Work to complete. Starting at the first line of the listing below, retype each line up to and including the one that contains "plt.rcParams['font.family'] = ['Liberation". Leave pictures out.

Collected data.
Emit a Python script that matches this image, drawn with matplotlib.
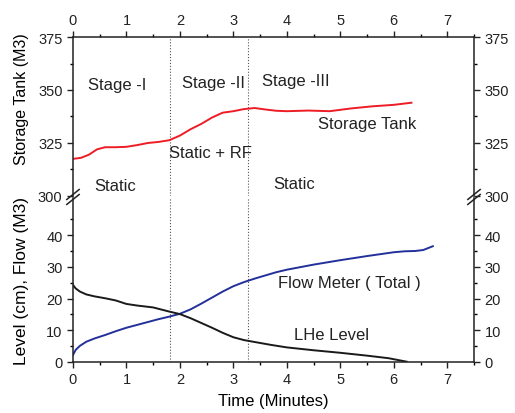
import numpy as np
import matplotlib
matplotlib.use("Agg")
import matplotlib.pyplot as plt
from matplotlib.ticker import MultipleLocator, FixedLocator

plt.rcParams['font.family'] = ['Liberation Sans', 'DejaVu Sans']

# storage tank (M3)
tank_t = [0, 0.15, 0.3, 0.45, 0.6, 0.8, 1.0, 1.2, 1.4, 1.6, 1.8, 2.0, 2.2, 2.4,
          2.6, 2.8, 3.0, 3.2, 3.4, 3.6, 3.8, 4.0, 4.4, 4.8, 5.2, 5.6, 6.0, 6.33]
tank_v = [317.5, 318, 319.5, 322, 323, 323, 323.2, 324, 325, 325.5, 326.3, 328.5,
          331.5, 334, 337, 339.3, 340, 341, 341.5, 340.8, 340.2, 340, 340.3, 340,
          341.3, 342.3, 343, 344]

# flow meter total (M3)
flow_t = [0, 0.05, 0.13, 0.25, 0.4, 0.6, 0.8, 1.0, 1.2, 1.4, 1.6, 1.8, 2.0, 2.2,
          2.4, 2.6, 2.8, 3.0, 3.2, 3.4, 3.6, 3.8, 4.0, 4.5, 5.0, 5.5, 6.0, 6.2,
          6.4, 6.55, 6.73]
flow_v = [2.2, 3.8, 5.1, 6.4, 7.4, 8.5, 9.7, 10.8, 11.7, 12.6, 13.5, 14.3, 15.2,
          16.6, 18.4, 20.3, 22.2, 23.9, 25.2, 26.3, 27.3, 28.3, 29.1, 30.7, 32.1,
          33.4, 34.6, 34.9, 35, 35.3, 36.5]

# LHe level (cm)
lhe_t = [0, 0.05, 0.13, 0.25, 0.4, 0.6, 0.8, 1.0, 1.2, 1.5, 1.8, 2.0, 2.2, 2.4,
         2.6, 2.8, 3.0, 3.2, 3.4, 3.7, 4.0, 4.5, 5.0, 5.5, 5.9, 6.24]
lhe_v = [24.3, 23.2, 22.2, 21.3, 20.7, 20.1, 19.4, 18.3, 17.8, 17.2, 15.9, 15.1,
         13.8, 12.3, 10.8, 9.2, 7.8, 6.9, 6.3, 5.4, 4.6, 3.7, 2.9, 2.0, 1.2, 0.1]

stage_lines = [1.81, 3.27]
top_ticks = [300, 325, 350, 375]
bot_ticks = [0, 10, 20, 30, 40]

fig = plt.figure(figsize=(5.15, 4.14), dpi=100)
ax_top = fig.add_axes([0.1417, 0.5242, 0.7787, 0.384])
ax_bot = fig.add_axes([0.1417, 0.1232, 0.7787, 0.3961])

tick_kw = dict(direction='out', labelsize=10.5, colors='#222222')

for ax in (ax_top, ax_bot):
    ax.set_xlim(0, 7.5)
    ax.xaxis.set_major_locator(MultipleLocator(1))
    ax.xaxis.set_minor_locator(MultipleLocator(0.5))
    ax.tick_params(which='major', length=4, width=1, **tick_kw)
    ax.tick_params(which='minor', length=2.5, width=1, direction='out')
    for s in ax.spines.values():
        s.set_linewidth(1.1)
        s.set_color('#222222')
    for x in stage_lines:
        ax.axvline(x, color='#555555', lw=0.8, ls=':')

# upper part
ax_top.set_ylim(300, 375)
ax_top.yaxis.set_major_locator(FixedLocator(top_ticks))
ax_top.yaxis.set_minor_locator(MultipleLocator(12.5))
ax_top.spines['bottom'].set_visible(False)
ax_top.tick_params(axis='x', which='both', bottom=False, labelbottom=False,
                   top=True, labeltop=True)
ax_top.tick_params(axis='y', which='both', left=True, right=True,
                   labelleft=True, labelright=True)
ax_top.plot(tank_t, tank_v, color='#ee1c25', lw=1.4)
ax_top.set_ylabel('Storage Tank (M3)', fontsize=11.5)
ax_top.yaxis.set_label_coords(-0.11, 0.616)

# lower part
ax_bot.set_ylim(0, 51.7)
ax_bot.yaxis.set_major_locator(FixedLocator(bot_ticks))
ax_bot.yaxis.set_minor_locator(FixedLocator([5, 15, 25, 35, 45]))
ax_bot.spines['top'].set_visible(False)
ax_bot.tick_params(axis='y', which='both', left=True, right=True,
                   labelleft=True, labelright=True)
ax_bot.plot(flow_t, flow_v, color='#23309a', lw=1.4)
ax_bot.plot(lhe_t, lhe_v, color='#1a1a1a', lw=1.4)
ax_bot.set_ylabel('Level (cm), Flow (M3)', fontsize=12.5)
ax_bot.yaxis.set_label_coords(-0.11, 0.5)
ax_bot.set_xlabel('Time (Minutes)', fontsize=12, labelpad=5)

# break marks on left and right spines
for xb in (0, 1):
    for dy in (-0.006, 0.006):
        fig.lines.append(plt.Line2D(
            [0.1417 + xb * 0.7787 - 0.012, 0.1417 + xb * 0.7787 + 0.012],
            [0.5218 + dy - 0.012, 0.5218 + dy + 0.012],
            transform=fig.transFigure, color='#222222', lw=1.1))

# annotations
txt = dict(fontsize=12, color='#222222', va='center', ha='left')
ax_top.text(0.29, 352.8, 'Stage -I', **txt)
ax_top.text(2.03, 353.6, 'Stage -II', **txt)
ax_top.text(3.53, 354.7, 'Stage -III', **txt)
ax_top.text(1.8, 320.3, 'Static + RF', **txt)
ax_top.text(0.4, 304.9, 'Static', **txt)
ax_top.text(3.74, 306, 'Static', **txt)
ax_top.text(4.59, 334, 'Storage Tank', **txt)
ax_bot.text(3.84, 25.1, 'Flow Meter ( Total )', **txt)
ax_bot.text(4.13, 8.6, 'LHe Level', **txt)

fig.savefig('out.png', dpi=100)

Final result.
Emit a Python script that matches this image, drawn with matplotlib.
import numpy as np
import matplotlib
matplotlib.use("Agg")
import matplotlib.pyplot as plt
from matplotlib.ticker import MultipleLocator, FixedLocator

plt.rcParams['font.family'] = ['Liberation Sans', 'DejaVu Sans']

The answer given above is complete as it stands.